Today, we celebrate the paradox that by suffering and dying upon the cross, our Lord effectively transformed an instrument of torture, shame, and death into a sign of healing, life, and glory. In a sense, Holy Cross Day offers us another perspective on Good Friday. During Holy Week, we tend to experience the crucifixion as a moment of defeat and darkness that we somehow have to get past to arrive at the Resurrection glory of Easter.

 

But Holy Cross Day reminds us that the cross is also a sign of victory. In today’s Gospel, Jesus says: “Now is the judgment of this world, now the ruler of this world will be driven out; and I, when I am lifted up from the earth, will draw all people to myself.” Although to all outward appearances, Jesus is about to be judged and cast out, nonetheless, he identifies his approaching death as the judgment that casts out the devil and the cosmic forces of evil. And when he speaks of being “lifted up,” he depicts the cross almost as the throne on which he shall be exalted as king over all nations.

 

Before the conversion of Constantine, the Romans found it utterly perverse that we Christians should take as our central symbol an instrument of shameful death reserved for the worst sorts of criminals, traitors, and brigands.

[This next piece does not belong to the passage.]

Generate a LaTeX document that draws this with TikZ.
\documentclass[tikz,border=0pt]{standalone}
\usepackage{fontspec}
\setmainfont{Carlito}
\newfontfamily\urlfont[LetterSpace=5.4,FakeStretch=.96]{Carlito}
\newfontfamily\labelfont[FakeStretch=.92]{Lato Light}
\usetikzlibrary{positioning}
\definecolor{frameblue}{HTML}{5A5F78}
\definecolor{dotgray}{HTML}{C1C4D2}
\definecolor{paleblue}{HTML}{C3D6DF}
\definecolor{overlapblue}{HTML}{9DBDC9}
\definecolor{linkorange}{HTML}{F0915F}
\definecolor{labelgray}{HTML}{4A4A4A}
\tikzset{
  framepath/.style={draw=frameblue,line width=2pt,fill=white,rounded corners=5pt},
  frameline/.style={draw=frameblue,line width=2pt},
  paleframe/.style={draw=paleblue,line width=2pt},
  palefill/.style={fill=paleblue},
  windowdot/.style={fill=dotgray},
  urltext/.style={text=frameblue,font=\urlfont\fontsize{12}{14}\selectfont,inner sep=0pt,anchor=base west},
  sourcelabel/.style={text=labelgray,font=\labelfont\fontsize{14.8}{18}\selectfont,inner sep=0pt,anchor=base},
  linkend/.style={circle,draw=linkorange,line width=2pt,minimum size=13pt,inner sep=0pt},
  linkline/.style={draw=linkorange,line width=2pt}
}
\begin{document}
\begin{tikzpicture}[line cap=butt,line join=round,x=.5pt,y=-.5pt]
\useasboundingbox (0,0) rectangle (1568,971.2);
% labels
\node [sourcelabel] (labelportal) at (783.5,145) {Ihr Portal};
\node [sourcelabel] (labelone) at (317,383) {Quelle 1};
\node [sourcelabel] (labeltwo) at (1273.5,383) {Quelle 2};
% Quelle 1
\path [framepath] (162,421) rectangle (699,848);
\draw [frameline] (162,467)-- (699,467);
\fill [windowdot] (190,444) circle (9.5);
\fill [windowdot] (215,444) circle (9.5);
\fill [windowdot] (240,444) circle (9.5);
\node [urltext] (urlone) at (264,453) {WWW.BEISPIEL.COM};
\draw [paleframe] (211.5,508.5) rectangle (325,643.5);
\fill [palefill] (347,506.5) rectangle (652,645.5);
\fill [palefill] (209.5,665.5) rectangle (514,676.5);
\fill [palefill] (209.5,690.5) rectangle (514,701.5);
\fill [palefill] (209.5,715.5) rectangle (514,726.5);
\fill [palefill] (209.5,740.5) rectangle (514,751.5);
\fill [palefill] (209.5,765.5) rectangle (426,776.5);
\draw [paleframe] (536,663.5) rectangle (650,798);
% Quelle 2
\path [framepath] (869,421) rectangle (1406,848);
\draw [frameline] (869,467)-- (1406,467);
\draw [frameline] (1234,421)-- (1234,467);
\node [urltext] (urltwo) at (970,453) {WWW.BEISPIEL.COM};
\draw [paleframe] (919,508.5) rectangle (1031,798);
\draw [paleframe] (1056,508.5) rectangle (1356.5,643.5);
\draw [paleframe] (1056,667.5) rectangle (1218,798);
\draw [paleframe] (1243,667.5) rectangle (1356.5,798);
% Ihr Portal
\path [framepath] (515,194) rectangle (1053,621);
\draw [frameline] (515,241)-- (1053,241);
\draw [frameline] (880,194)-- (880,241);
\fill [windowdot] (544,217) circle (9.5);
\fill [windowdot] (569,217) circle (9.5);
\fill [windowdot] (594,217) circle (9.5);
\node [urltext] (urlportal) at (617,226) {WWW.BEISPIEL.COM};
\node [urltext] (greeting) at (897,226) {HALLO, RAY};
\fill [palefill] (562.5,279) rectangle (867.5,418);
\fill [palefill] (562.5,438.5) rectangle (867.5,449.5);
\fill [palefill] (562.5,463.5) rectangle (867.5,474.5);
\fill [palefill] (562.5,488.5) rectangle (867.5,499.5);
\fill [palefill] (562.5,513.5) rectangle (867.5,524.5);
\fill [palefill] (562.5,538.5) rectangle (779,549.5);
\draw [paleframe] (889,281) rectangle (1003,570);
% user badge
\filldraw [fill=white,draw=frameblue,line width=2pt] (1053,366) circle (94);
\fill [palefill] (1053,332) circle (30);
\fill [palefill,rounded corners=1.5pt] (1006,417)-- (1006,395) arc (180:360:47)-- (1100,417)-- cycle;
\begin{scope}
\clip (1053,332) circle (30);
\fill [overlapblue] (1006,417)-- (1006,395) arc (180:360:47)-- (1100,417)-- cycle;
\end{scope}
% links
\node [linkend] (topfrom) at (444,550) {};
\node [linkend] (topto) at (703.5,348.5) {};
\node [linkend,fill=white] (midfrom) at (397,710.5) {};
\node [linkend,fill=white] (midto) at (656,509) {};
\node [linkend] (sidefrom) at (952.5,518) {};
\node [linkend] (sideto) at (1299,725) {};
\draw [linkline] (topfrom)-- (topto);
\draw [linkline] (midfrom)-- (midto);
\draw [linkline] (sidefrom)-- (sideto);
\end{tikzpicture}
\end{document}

They had yet to understand that Christ had transformed the cross into a sign of victory and triumph.

 

Whenever we see a cross, we do well to reflect for a moment on what it signifies: not just a piece of jewelry on a neck chain, not just an architectural ornament on a building, but the deepest symbol of our faith and hope. We gaze upon the cross in awe and give praise and thanks to the Lord who died to give us eternal life.